One final note on the use of Clearview AI’s services by the RCMP – and by other police services in Canada. A look at Clearview AI’s website reveals its own defensiveness about its technologies, which it describes as helping “to identify child molesters, murderers, suspected terrorists, and other dangerous people quickly, accurately, and reliably to keep our families and communities safe.” Police service representatives have also responded defensively to media inquiries, and their admissions of use come with very few details. If nothing else, this situation highlights the crucial importance of transparency, oversight and accountability in relation to these technologies that have privacy and human rights implications.

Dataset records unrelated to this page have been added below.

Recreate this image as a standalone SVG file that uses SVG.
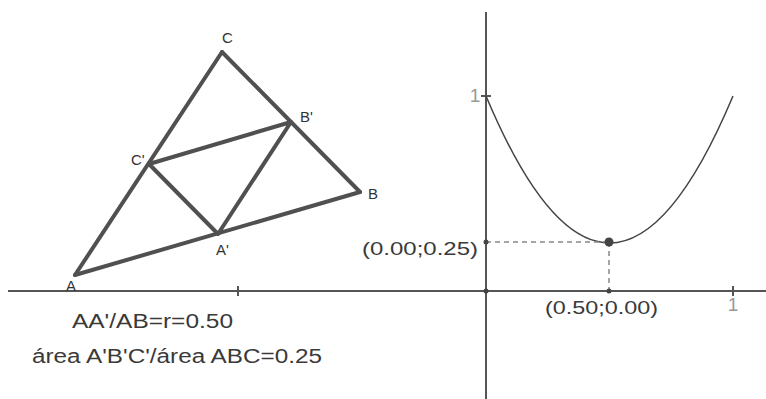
<svg xmlns="http://www.w3.org/2000/svg" width="766" height="399" viewBox="0 0 766 399">
<style>
.seg{stroke:#505050;stroke-width:4;fill:none;stroke-linecap:round;stroke-linejoin:round}
.axis{stroke:#555;stroke-width:2;fill:none}
.lbl{font-family:"Liberation Sans",Arial,sans-serif;font-size:15px;fill:#333}
.txt{font-family:"Liberation Sans",Arial,sans-serif;font-size:20px;fill:#3a3a3a}
.coord{font-family:"Liberation Sans",Arial,sans-serif;font-size:18px;fill:#3a3a3a}
.tick{font-family:"Liberation Sans",Arial,sans-serif;font-size:19px;fill:#999}
.dash{stroke:#888;stroke-width:1.5;stroke-dasharray:5 4;fill:none}
</style>
<rect width="766" height="399" fill="#fff"/>
<g id="axes">
<line class="axis" x1="8" y1="291" x2="766" y2="291"/>
<line class="axis" x1="486" y1="12" x2="486" y2="399"/>
<line class="axis" x1="238" y1="286" x2="238" y2="296" stroke-width="1.5"/>
<line class="axis" x1="733" y1="286" x2="733" y2="296" stroke-width="1.5"/>
<line class="axis" x1="481" y1="96" x2="491" y2="96" stroke-width="1.5"/>
<text class="tick" x="733" y="311" text-anchor="middle">1</text>
<text class="tick" x="475" y="102" text-anchor="middle">1</text>
</g>
<g id="connectors">
<line class="seg" x1="75" y1="275" x2="360" y2="192"/>
<line class="seg" x1="360" y1="192" x2="222" y2="52"/>
<line class="seg" x1="222" y1="52" x2="75" y2="275"/>
<polygon class="seg" points="218,234 291,122 149,164"/>
<path d="M486,96 Q609.5,390 733,96" fill="none" stroke="#444" stroke-width="1.5"/>
<line class="dash" x1="486" y1="242" x2="609" y2="242"/>
<line class="dash" x1="609" y1="242" x2="609" y2="291"/>
</g>
<g id="node-A"><text class="lbl" x="66" y="291">A</text></g>
<g id="node-B"><text class="lbl" x="368" y="199">B</text></g>
<g id="node-C"><text class="lbl" x="222" y="43">C</text></g>
<g id="node-A1"><text class="lbl" x="216" y="255">A'</text></g>
<g id="node-B1"><text class="lbl" x="300" y="122">B'</text></g>
<g id="node-C1"><text class="lbl" x="131" y="165">C'</text></g>
<g id="node-min">
<circle cx="609" cy="242" r="4.5" fill="#444"/>
<circle cx="486" cy="242" r="2.5" fill="#444"/>
<circle cx="609" cy="291" r="2.5" fill="#444"/>
<circle cx="486" cy="291" r="2.5" fill="#444"/>
<text class="coord" x="362" y="255" textLength="116" lengthAdjust="spacingAndGlyphs">(0.00;0.25)</text>
<text class="coord" x="545" y="314" textLength="113" lengthAdjust="spacingAndGlyphs">(0.50;0.00)</text>
</g>
<g id="texts">
<text class="txt" x="72" y="328" textLength="161" lengthAdjust="spacingAndGlyphs">AA'/AB=r=0.50</text>
<text class="txt" x="32" y="363" textLength="290" lengthAdjust="spacingAndGlyphs">área  A'B'C'/área ABC=0.25</text>
</g>
</svg>
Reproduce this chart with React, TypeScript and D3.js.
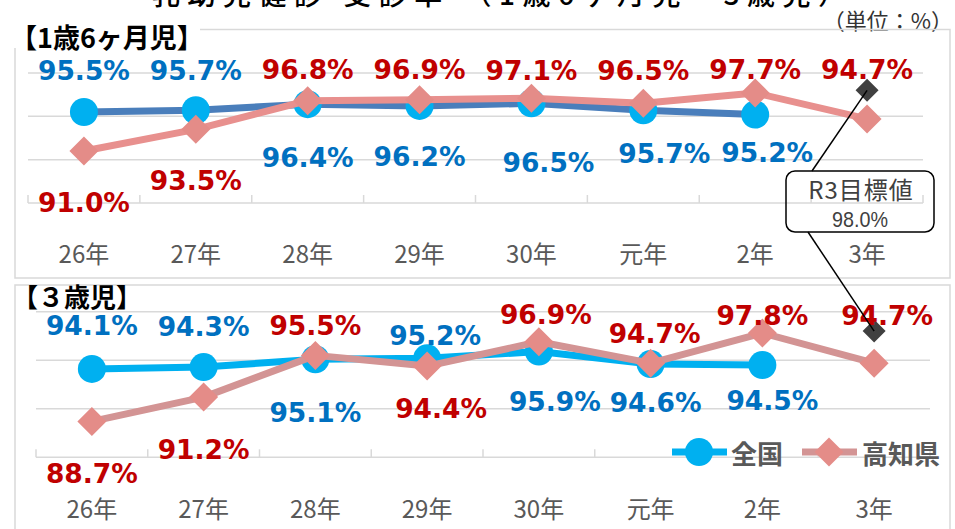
import React from "react";
import * as d3 from "d3";

const categories = ["26年", "27年", "28年", "29年", "30年", "元年", "2年", "3年"];

// 1歳6ヶ月児
const nat18 = [95.5, 95.7, 96.4, 96.2, 96.5, 95.7, 95.2];
const kochi18 = [91.0, 93.5, 96.8, 96.9, 97.1, 96.5, 97.7, 94.7];
// 3歳児
const nat3 = [94.1, 94.3, 95.1, 95.2, 95.9, 94.6, 94.5];
const kochi3 = [88.7, 91.2, 95.5, 94.4, 96.9, 94.7, 97.8, 94.7];
// R3 target
const targetValue = 98.0;
const targetCategory = "3年";

const yTicks = [85, 90, 95, 100];

// label offsets (layout)
const nat18Dx = [0, 0, 0, 0, 17, 21, 12];
const nat18Dy = [-42, -40, 53, 51, 59, 43, 38];
const kochi18Dx = [0, 0, 0, 0, 0, 0, 0, 0];
const kochi18Dy = [51, 51, -31, -30, -28, -33, -23, -49];
const nat3Dx = [0, 0, 0, 8, 16, 5, 10];
const nat3Dy = [-43, -41, 53, -23, 50, 38, 35];
const kochi3Dx = [0, 0, 0, 14, 7, 4, 0, 13];
const kochi3Dy = [52, 52, -30, 42, -27, -30, -18, -48];

const BLUE_TXT = "#0070C0";
const RED_TXT = "#C00000";
const CYAN = "#00B0F0";
const GRID = "#D9D9D9";
const DIAMOND = "#E48C88";
const JP = "'Noto Sans CJK JP', 'Noto Sans', sans-serif";
const NUM = "'DejaVu Sans', Verdana, sans-serif";

function diamondPath(cx: number, cy: number, r: number) {
  return `M${cx},${cy - r}L${cx + r},${cy}L${cx},${cy + r}L${cx - r},${cy}Z`;
}

type PanelProps = {
  xr: [number, number];
  yr: [number, number];
  nat: number[];
  kochi: number[];
  natLine: string;
  kochiLine: string;
  natDx: number[];
  natDy: number[];
  kDx: number[];
  kDy: number[];
  labelY: number;
};

function makeScales(xr: [number, number], yr: [number, number]) {
  const x = d3.scaleBand<string>().domain(categories).range(xr).padding(0);
  const y = d3.scaleLinear().domain([85, 100]).range(yr);
  const cx = (c: string) => (x(c) as number) + x.bandwidth() / 2;
  return { x, y, cx };
}

function Panel(p: PanelProps) {
  const { x, y, cx } = makeScales(p.xr, p.yr);
  const line = d3
    .line<number>()
    .x((_, i) => cx(categories[i]))
    .y((d) => y(d));
  const bounds = categories.map((c) => x(c) as number).concat([p.xr[1]]);
  const tx = cx(targetCategory);
  const ty = y(targetValue);
  return (
    <g>
      {yTicks.slice(1).map((t) => (
        <line key={t} x1={p.xr[0]} x2={p.xr[1]} y1={y(t)} y2={y(t)} stroke={GRID} strokeWidth={1.5} />
      ))}
      <line x1={p.xr[0]} x2={p.xr[1]} y1={y(85)} y2={y(85)} stroke={GRID} strokeWidth={1.5} />
      {bounds.map((b, i) => (
        <line key={i} x1={b} x2={b} y1={y(85)} y2={y(85) - 8} stroke={GRID} strokeWidth={1.5} />
      ))}
      {categories.map((c) => (
        <text key={c} x={cx(c)} y={p.labelY} textAnchor="middle" dominantBaseline="central"
          fontFamily={JP} fontSize={24} fill="#595959">{c}</text>
      ))}
      <path d={line(p.nat) || ""} fill="none" stroke={p.natLine} strokeWidth={7} strokeLinejoin="round" />
      {p.nat.map((v, i) => (
        <circle key={i} cx={cx(categories[i])} cy={y(v)} r={14} fill={CYAN} />
      ))}
      <path d={line(p.kochi) || ""} fill="none" stroke={p.kochiLine} strokeWidth={7} strokeLinejoin="round" />
      {p.kochi.map((v, i) => (
        <path key={i} d={diamondPath(cx(categories[i]), y(v), 14.5)} fill={DIAMOND} />
      ))}
      <path d={diamondPath(tx, ty, 11.5)} fill="#404040" />
      {p.nat.map((v, i) => (
        <text key={"n" + i} x={cx(categories[i]) + p.natDx[i]} y={y(v) + p.natDy[i]} textAnchor="middle"
          dominantBaseline="central" fontFamily={NUM} fontWeight="bold" fontSize={26.5} fill={BLUE_TXT}>
          {v.toFixed(1)}%
        </text>
      ))}
      {p.kochi.map((v, i) => (
        <text key={"k" + i} x={cx(categories[i]) + p.kDx[i]} y={y(v) + p.kDy[i]} textAnchor="middle"
          dominantBaseline="central" fontFamily={NUM} fontWeight="bold" fontSize={26.5} fill={RED_TXT}>
          {v.toFixed(1)}%
        </text>
      ))}
    </g>
  );
}

export default function App() {
  const top = makeScales([28, 923], [203, 73]);
  const bot = makeScales([36, 930], [457.3, 311.7]);
  const t1 = { x: top.cx(targetCategory), y: top.y(targetValue) };
  const t2 = { x: bot.cx(targetCategory), y: bot.y(targetValue) };
  const box = { x: 786, y: 171, w: 148, h: 61 };
  return (
    <svg width={955} height={529} style={{ position: "absolute", left: 0, top: 0, background: "#fff" }}>
      <rect x={0} y={0} width={955} height={529} fill="#fff" />
      <text x={152} y={5} fontFamily={JP} fontSize={28} fontWeight={500} fill="#000"
        textLength={694} lengthAdjust="spacing">乳幼児健診 受診率 （1歳6ヶ月児・3歳児）</text>
      <text x={953} y={19} textAnchor="end" dominantBaseline="central" fontFamily={JP}
        fontSize={22} fill="#333">（単位：%）</text>
      {/* panel borders */}
      <rect x={15} y={29.5} width={935} height={248.5} fill="none" stroke={GRID} strokeWidth={1.5} />
      <rect x={15} y={285} width={935} height={260} fill="none" stroke={GRID} strokeWidth={1.5} />
      <rect x={8} y={24} width={192} height={24} fill="#fff" />
      <text x={10} y={36} dominantBaseline="central" fontFamily={JP} fontWeight="bold" fontSize={27} fill="#000">【1歳6ヶ月児】</text>
      <text x={12} y={295} dominantBaseline="central" fontFamily={JP} fontWeight="bold" fontSize={26} fill="#000">【３歳児】</text>
      <Panel xr={[28, 923]} yr={[203, 73]} nat={nat18} kochi={kochi18} natLine="#4A7EBB" kochiLine="#E8908E"
        natDx={nat18Dx} natDy={nat18Dy} kDx={kochi18Dx} kDy={kochi18Dy} labelY={252} />
      <Panel xr={[36, 930]} yr={[457.3, 311.7]} nat={nat3} kochi={kochi3} natLine={CYAN} kochiLine="#D39494"
        natDx={nat3Dx} natDy={nat3Dy} kDx={kochi3Dx} kDy={kochi3Dy} labelY={507} />
      {/* callout */}
      <line x1={t1.x} y1={t1.y} x2={812} y2={box.y} stroke="#000" strokeWidth={1.5} />
      <line x1={808} y1={box.y + box.h} x2={t2.x} y2={t2.y} stroke="#000" strokeWidth={1.5} />
      <rect x={box.x} y={box.y} width={box.w} height={box.h} rx={9} fill="none" stroke="#000" strokeWidth={1.5} />
      <text x={box.x + box.w / 2 + 1} y={188} textAnchor="middle" dominantBaseline="central" fontFamily={JP}
        fontSize={24} fill="#404040" letterSpacing={1}>R3目標値</text>
      <text x={box.x + box.w / 2} y={219} textAnchor="middle" dominantBaseline="central"
        fontFamily="'Liberation Sans', Arial, sans-serif" fontSize={22} fill="#404040"
        textLength={56} lengthAdjust="spacingAndGlyphs">{targetValue.toFixed(1)}%</text>
      {/* legend */}
      <line x1={672} x2={727} y1={452} y2={452} stroke={CYAN} strokeWidth={7} />
      <circle cx={699} cy={452} r={14} fill={CYAN} />
      <text x={731} y={452} dominantBaseline="central" fontFamily={JP} fontWeight="bold" fontSize={26} fill="#595959">全国</text>
      <line x1={802} x2={857} y1={452} y2={452} stroke="#D39494" strokeWidth={7} />
      <path d={diamondPath(829, 452, 14.5)} fill={DIAMOND} />
      <text x={862} y={452} dominantBaseline="central" fontFamily={JP} fontWeight="bold" fontSize={26} fill="#595959">高知県</text>
    </svg>
  );
}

Transparency can help to identify and examine concerns, and to ensure that the technologies are accurate, reliable and free from bias. Policies need to be put in place to reflect clear decisions about what crimes or circumstances justify the use of these technologies (and which ones do not). Policies should specify who is authorized to make the decision to use this technology and according to what criteria. There should be record-keeping and an audit trail. Keep in mind that technologies of this kind, if unsupervised, can be used to identify, stalk or harass strangers. It is not hard to imagine someone use this technology to identify a person seen with an ex-spouse, or even to identify an attractive woman seen at a bar. They can also be used to identify peaceful protestors. The potential for misuse is enormous. Transparency, oversight and accountability are essential if these technologies are to be used responsibly. The sheepish and vague admissions of use of Clearview AI technology by Canadian police services is a stark reminder that there is much governance work to be done around such technologies in Canada even beyond privacy law issues.